■ PROBLEM TO WORK ON: Find each line with the string "seaborn" and copy it.

■ GIVEN DATA:
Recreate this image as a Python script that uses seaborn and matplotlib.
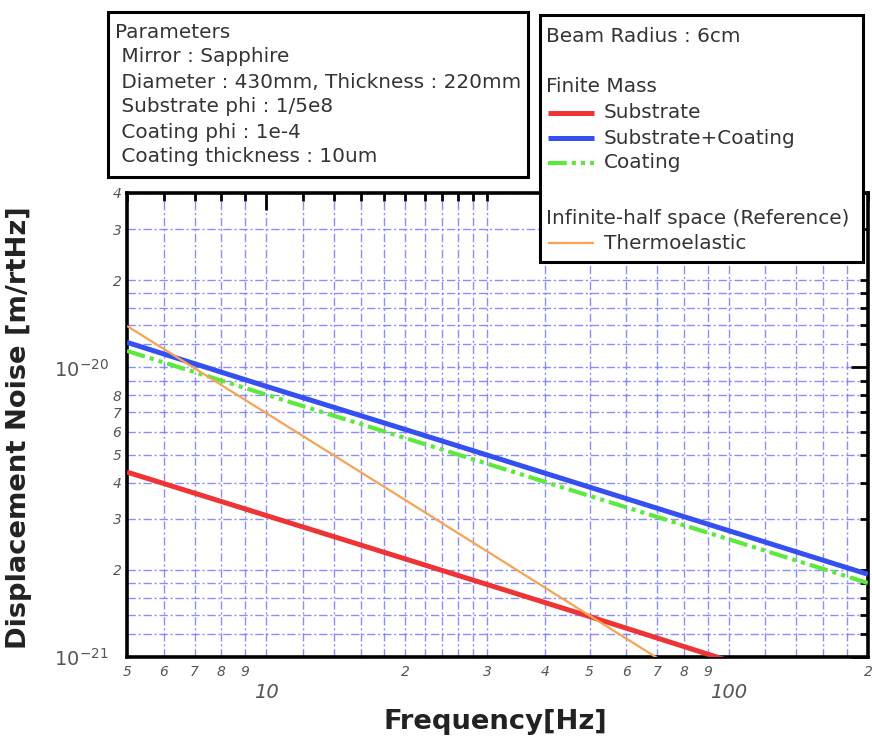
import numpy as np
import pandas as pd
import matplotlib
matplotlib.use("Agg")
import matplotlib.pyplot as plt
from matplotlib.patches import Rectangle
from matplotlib.lines import Line2D
from matplotlib.ticker import FixedLocator, FuncFormatter
import seaborn as sns

# ---- data: displacement noise spectra [m/rtHz] vs frequency [Hz] ----
freq = [5, 10, 20, 50, 100, 200]
substrate = [4.35e-21, 3.08e-21, 2.18e-21, 1.38e-21, 9.7e-22, 6.9e-22]
coating = [1.14e-20, 8.05e-21, 5.70e-21, 3.60e-21, 2.55e-21, 1.80e-21]
sub_coat = [1.22e-20, 8.60e-21, 6.10e-21, 3.86e-21, 2.73e-21, 1.93e-21]
thermoelastic = [1.39e-20, 6.95e-21, 3.48e-21, 1.39e-21, 6.95e-22, 3.5e-22]

series_names = ["Substrate", "Substrate+Coating", "Coating", "Thermoelastic"]

# tick positions and labels
x_major = [10, 100]
x_major_labels = ["10", "100"]
x_minor = [5, 6, 7, 8, 9, 12, 14, 16, 18, 20, 22, 24, 26, 28, 30, 40, 50, 60,
           70, 80, 90, 120, 140, 160, 180, 200]
x_minor_labels = {5: "5", 6: "6", 7: "7", 8: "8", 9: "9", 20: "2", 30: "3",
                  40: "4", 50: "5", 60: "6", 70: "7", 80: "8", 90: "9", 200: "2"}
y_major = [1e-21, 1e-20]
y_major_labels = [r"$\mathit{10^{-21}}$", r"$\mathit{10^{-20}}$"]
y_minor = [1.2e-21, 1.4e-21, 1.6e-21, 1.8e-21, 2e-21, 3e-21, 4e-21, 5e-21,
           6e-21, 7e-21, 8e-21, 9e-21, 1.2e-20, 1.4e-20, 1.6e-20, 1.8e-20,
           2e-20, 3e-20, 4e-20]
y_minor_labels = {2e-21: "2", 3e-21: "3", 4e-21: "4", 5e-21: "5", 6e-21: "6",
                  7e-21: "7", 8e-21: "8", 2e-20: "2", 3e-20: "3", 4e-20: "4"}

colors = {"Substrate": "#ee3434", "Substrate+Coating": "#3450f0",
          "Coating": "#5ce83c", "Thermoelastic": "#f5a552"}
widths = {"Substrate": 3.6, "Substrate+Coating": 3.6, "Coating": 3.0,
          "Thermoelastic": 1.6}
dashes = {"Substrate": "", "Substrate+Coating": "",
          "Coating": (4.5, 1.2, 1, 1.2, 1, 1.2), "Thermoelastic": ""}

df = pd.concat([
    pd.DataFrame({"freq": freq, "noise": vals, "series": name})
    for name, vals in zip(series_names, [substrate, sub_coat, coating, thermoelastic])
], ignore_index=True)

sns.set_theme(style="white")
plt.rcParams["font.family"] = ["DejaVu Sans"]

W, H = 872, 747
fig = plt.figure(figsize=(W / 100, H / 100), dpi=100)
fx = lambda x: x / W
fy = lambda y: 1 - y / H

ax = fig.add_axes([fx(127), fy(657), (868 - 127) / W, (657 - 193) / H])
ax.set_xscale("log")
ax.set_yscale("log")
ax.set_xlim(5, 200)
ax.set_ylim(1e-21, 4e-20)

sns.lineplot(data=df, x="freq", y="noise", hue="series", style="series",
             size="series", palette=colors, dashes=dashes, sizes=widths,
             hue_order=series_names, style_order=series_names,
             size_order=series_names, legend=False, ax=ax, zorder=3)
for ln in ax.get_lines():
    ln.set_solid_capstyle("butt")

# grid and ticks
ax.xaxis.set_major_locator(FixedLocator(x_major))
ax.xaxis.set_minor_locator(FixedLocator(x_minor))
ax.yaxis.set_major_locator(FixedLocator(y_major))
ax.yaxis.set_minor_locator(FixedLocator(y_minor))
ax.xaxis.set_major_formatter(FuncFormatter(
    lambda v, p: x_major_labels[x_major.index(int(round(v)))] if int(round(v)) in x_major else ""))
ax.xaxis.set_minor_formatter(FuncFormatter(lambda v, p: x_minor_labels.get(int(round(v)), "")))
ax.yaxis.set_major_formatter(FuncFormatter(
    lambda v, p: y_major_labels[int(np.argmin([abs(np.log10(v / m)) for m in y_major]))]))


def ymin_fmt(v, p):
    for k, s in y_minor_labels.items():
        if abs(np.log10(v / k)) < 1e-3:
            return s
    return ""


ax.yaxis.set_minor_formatter(FuncFormatter(ymin_fmt))

grid_kw = dict(color="#7878ff", linewidth=1.0, alpha=0.85, dashes=(6, 2, 1.5, 2))
ax.grid(True, which="both", axis="both", **grid_kw)
ax.set_axisbelow(True)

ax.tick_params(which="both", direction="in", top=True, right=True,
               color="black", width=2, labelcolor="#555555")
ax.tick_params(which="major", length=12)
ax.tick_params(which="minor", length=6)
ax.tick_params(axis="x", which="minor", pad=6, labelsize=10)
ax.tick_params(axis="x", which="major", pad=19, labelsize=14)
ax.tick_params(axis="y", which="minor", pad=4, labelsize=10)
ax.tick_params(axis="y", which="major", pad=13, labelsize=14)
for lab in ax.get_xticklabels(which="both") + ax.get_yticklabels(which="both"):
    lab.set_fontstyle("italic")

for s in ax.spines.values():
    s.set_color("black")
    s.set_linewidth(2.6)

ax.set_xlabel("Frequency[Hz]", fontsize=19.7, fontweight="bold", color="#222222", va="center")
ax.xaxis.set_label_coords((495 - 127) / 741, (657 - 722) / 464)
ax.set_ylabel("Displacement Noise [m/rtHz]", fontsize=19.7, fontweight="bold",
              color="#222222", va="center")
ax.yaxis.set_label_coords((19 - 127) / 741, (657 - 428) / 464)

# parameter box
fig.patches.append(Rectangle((fx(108), fy(177)), (528 - 108) / W, (177 - 12) / H,
                             transform=fig.transFigure, facecolor="white",
                             edgecolor="black", linewidth=2.2, zorder=5))
param_lines = ["Parameters", " Mirror : Sapphire",
               " Diameter : 430mm, Thickness : 220mm",
               " Substrate phi : 1/5e8", " Coating phi : 1e-4",
               " Coating thickness : 10um"]
for i, t in enumerate(param_lines):
    fig.text(fx(115), fy(32 + 25 * i), t, fontsize=14.4, color="#333333",
             va="center", ha="left", zorder=6)

# legend box
fig.patches.append(Rectangle((fx(540), fy(262)), (863 - 540) / W, (262 - 15) / H,
                             transform=fig.transFigure, facecolor="white",
                             edgecolor="black", linewidth=2.2, zorder=5))
headers = [("Beam Radius : 6cm", 37), ("Finite Mass", 87),
           ("Infinite-half space (Reference)", 218)]
for t, y in headers:
    fig.text(fx(546), fy(y), t, fontsize=14.4, color="#333333", va="center",
             ha="left", zorder=6)
entry_y = {"Substrate": 113, "Substrate+Coating": 138, "Coating": 163,
           "Thermoelastic": 243}
for name in series_names:
    y = entry_y[name]
    sample = Line2D([fx(548), fx(594)], [fy(y), fy(y)], transform=fig.transFigure,
                    color=colors[name], linewidth=widths[name], zorder=6,
                    solid_capstyle="butt")
    if dashes[name]:
        sample.set_dashes(dashes[name])
    fig.lines.append(sample)
    fig.text(fx(604), fy(y), name, fontsize=14.4, color="#333333", va="center",
             ha="left", zorder=6)

fig.savefig("out.png", dpi=100)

■ RESPONSE:
Recreate this image as a Python script that uses seaborn and matplotlib.
import seaborn as sns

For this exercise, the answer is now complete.